Take the listing from its first line through the line that contains "4, 6, 8, 10];" and please retype those lines exactly, leaving out the pictures.

========================================================================

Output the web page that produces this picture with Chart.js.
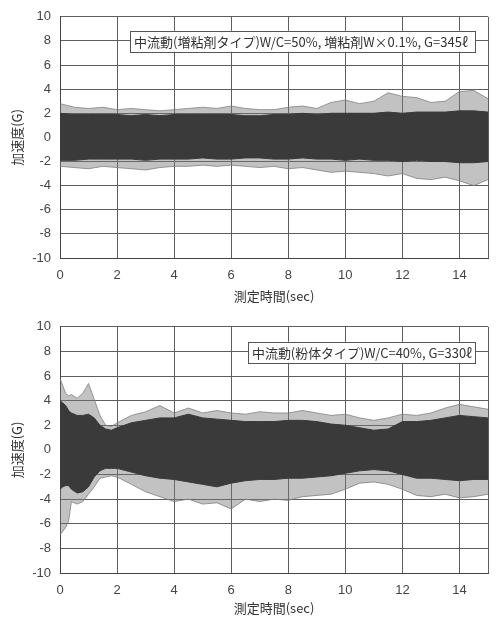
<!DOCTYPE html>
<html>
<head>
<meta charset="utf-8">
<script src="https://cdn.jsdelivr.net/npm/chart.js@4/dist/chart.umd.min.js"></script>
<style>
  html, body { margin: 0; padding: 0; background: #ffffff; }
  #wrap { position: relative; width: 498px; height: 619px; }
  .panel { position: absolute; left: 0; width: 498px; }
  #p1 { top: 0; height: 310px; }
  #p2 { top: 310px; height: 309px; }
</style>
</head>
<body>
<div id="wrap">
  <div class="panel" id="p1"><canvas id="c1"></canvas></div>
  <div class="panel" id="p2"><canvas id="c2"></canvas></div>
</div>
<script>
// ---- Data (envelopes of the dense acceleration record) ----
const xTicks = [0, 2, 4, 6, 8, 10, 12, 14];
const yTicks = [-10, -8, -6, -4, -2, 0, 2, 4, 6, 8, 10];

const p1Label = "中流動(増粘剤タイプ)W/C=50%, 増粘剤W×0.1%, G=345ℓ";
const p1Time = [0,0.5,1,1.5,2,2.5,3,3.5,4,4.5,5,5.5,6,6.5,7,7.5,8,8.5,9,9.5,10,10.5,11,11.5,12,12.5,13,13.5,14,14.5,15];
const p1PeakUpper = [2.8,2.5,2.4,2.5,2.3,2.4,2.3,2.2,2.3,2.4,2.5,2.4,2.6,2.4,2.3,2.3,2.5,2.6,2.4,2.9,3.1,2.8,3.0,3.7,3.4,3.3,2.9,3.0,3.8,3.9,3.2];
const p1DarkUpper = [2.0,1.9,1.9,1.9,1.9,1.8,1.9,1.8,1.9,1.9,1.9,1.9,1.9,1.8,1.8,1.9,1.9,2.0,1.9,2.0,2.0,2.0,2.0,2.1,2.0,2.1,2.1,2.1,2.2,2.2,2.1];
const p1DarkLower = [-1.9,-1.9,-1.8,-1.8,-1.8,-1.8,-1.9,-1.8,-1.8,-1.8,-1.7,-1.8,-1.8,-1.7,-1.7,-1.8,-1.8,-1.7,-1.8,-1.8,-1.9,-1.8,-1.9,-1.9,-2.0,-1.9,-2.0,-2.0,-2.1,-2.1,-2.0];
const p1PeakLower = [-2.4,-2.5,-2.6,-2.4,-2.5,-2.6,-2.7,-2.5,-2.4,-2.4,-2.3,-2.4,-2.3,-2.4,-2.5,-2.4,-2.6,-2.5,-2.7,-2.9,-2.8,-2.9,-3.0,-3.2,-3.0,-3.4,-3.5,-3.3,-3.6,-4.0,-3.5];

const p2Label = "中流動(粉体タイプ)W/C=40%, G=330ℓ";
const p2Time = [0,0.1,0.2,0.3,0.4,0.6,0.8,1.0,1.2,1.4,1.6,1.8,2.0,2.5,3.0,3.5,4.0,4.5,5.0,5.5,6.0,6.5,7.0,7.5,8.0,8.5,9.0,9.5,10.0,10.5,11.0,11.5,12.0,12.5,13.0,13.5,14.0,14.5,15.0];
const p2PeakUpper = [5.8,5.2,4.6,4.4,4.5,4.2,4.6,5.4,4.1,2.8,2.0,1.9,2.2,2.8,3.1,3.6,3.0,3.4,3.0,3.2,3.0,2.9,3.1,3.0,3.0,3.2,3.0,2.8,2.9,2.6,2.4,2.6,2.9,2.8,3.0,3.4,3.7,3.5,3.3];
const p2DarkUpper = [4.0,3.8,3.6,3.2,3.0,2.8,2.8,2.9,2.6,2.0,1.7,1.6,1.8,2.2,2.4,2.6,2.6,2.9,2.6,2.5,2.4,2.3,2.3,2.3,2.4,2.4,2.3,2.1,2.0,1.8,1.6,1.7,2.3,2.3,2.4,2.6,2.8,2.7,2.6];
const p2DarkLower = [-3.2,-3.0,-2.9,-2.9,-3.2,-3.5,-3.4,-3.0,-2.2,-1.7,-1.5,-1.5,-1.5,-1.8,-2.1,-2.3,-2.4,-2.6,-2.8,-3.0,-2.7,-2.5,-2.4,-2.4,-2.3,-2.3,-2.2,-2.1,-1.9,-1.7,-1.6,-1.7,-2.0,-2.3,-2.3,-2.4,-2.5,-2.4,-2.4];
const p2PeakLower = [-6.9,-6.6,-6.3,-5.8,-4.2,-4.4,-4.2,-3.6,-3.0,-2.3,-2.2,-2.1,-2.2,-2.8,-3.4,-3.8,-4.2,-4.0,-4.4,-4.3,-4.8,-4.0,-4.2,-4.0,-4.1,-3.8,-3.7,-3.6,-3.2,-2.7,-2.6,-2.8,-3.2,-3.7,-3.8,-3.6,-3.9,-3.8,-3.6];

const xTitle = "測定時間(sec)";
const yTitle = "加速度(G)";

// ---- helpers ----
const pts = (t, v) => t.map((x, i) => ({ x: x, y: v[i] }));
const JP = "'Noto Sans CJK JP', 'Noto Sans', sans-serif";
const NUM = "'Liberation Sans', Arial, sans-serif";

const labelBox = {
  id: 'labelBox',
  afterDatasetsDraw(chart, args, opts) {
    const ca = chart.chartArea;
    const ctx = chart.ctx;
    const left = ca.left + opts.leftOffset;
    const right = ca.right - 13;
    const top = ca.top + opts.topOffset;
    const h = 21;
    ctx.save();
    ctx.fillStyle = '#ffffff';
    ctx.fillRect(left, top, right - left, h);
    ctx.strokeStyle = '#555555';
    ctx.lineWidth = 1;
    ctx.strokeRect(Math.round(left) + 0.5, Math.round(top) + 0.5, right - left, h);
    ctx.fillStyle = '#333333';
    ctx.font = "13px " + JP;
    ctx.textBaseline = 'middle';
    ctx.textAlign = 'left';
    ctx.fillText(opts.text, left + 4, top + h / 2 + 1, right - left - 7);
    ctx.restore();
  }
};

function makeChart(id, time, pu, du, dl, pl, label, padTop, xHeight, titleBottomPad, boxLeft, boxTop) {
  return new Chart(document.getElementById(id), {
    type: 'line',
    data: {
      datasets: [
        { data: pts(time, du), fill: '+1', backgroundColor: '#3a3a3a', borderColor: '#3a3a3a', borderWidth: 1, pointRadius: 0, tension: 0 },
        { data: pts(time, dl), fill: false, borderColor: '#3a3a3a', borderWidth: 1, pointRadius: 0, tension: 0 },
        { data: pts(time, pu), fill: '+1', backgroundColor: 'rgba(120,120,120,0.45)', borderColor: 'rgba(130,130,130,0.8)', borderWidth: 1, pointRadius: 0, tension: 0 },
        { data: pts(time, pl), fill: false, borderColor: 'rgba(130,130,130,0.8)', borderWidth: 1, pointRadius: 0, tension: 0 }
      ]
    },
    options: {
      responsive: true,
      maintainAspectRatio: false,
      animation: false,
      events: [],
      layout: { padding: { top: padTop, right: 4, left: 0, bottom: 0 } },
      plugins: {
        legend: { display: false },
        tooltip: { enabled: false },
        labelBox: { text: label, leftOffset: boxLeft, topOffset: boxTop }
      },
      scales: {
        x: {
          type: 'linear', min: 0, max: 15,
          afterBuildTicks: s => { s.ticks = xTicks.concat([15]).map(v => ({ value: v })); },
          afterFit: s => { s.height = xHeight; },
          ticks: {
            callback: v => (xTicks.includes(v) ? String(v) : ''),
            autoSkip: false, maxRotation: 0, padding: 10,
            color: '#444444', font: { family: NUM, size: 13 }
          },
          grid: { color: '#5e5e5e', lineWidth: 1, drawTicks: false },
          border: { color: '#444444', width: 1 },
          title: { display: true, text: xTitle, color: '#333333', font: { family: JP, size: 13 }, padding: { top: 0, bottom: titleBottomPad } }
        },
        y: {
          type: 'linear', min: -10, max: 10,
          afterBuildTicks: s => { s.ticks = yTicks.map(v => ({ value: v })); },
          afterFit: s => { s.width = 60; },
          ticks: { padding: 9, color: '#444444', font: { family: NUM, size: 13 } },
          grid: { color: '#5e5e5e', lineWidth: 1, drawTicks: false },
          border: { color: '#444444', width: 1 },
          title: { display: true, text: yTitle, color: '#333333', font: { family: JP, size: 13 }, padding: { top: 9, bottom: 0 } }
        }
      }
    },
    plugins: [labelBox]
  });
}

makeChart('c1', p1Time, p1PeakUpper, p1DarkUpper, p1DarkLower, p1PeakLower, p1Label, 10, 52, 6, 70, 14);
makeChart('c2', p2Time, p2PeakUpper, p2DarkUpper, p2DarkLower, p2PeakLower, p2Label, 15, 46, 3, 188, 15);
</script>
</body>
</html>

========================================================================

## Response
Output the web page that produces this picture with Chart.js.
<!DOCTYPE html>
<html>
<head>
<meta charset="utf-8">
<script src="https://cdn.jsdelivr.net/npm/chart.js@4/dist/chart.umd.min.js"></script>
<style>
  html, body { margin: 0; padding: 0; background: #ffffff; }
  #wrap { position: relative; width: 498px; height: 619px; }
  .panel { position: absolute; left: 0; width: 498px; }
  #p1 { top: 0; height: 310px; }
  #p2 { top: 310px; height: 309px; }
</style>
</head>
<body>
<div id="wrap">
  <div class="panel" id="p1"><canvas id="c1"></canvas></div>
  <div class="panel" id="p2"><canvas id="c2"></canvas></div>
</div>
<script>
// ---- Data (envelopes of the dense acceleration record) ----
const xTicks = [0, 2, 4, 6, 8, 10, 12, 14];
const yTicks = [-10, -8, -6, -4, -2, 0, 2, 4, 6, 8, 10];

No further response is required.